8 thoughts on “Another Point Earned on the Never-Ending Road Trip

  1. I’ve got to admit I was wrong about Raposo. I thought he had reached his peak last year and that he was a substitute player at best. He’s improved a lot and is an important player whether a starter or a sub. Glad I was wrong. For last night’s match I thought the caps looked a little tired. I would have brought the subs on 10 to 15 minutes sooner in going for the win but I’m just the armchair coach. I’m still thinking Becher is our player who can score that late goal. I like Cordova and he is a better all round player but he’s not a poacher or clinical finisher and sometimes that’s what we need. Imo…
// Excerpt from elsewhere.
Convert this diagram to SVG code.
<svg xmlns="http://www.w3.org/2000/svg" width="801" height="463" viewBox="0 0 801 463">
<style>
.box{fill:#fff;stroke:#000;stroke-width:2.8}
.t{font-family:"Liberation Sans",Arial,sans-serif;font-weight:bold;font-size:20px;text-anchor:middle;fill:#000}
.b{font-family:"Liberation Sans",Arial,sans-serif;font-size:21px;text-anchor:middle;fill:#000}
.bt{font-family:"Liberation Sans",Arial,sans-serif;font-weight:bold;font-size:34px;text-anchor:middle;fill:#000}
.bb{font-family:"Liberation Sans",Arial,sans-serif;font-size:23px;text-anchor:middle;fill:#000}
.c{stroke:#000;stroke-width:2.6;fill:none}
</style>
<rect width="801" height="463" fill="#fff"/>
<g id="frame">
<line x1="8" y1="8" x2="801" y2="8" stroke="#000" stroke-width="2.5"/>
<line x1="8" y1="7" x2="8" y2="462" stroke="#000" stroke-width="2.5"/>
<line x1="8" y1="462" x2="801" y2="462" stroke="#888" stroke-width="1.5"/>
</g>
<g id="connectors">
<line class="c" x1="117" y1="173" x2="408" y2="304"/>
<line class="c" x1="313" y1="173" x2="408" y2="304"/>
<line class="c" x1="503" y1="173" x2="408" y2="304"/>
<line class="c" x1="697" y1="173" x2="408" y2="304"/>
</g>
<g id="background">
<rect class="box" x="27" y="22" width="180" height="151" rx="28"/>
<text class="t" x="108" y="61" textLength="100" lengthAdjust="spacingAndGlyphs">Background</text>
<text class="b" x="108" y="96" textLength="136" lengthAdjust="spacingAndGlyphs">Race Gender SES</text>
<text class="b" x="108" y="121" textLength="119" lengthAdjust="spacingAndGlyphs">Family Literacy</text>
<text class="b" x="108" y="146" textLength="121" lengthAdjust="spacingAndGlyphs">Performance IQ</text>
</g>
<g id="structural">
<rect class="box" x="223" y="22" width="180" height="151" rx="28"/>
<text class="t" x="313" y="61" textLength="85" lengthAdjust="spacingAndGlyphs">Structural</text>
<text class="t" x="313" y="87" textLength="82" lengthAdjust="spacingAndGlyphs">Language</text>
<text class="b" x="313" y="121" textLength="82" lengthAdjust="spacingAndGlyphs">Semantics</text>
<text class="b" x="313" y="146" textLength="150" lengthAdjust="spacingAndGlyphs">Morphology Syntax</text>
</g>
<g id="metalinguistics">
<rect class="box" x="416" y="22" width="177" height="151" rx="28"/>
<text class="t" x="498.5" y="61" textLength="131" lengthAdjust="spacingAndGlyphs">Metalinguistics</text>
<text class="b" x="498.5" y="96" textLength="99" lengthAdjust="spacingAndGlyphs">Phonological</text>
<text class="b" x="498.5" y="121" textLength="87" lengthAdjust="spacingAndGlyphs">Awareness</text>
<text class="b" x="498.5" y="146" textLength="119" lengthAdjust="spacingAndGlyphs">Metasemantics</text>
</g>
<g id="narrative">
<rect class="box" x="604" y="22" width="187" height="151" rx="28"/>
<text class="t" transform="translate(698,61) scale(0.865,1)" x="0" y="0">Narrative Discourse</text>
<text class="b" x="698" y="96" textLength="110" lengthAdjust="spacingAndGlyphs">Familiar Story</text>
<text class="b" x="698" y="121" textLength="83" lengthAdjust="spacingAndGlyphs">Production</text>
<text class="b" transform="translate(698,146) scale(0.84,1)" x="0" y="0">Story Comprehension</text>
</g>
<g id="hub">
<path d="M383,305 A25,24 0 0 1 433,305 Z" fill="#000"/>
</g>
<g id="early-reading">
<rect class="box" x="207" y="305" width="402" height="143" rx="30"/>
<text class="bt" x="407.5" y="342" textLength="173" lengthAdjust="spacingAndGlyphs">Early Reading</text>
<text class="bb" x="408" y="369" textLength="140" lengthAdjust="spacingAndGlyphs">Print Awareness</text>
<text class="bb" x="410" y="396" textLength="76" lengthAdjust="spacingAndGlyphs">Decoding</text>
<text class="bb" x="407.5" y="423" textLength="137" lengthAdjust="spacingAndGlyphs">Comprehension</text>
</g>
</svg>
  2. you forgot to mention the break-away by Cordova which, if he had scored, would prove he was on-side
    he had a wide open shot to the goalie’s right side- 3/4 of the net- as the goalie had fallen to the left- alas, rather than shoot with his left to the wide open goal, he pulled it back to his right foot and hit the goalie on his shot– Sergio doesnt have a left foot

    the game was a challenge to watch, but gritty play with tired legs got us a point- and at NYC stadium that is a victory

    1. You’re right on both accounts, and Cordova should have buried it. Heck, with Freese cheating to his left so much he fell over, a hard, right-footed shot at the far post probably would have worked.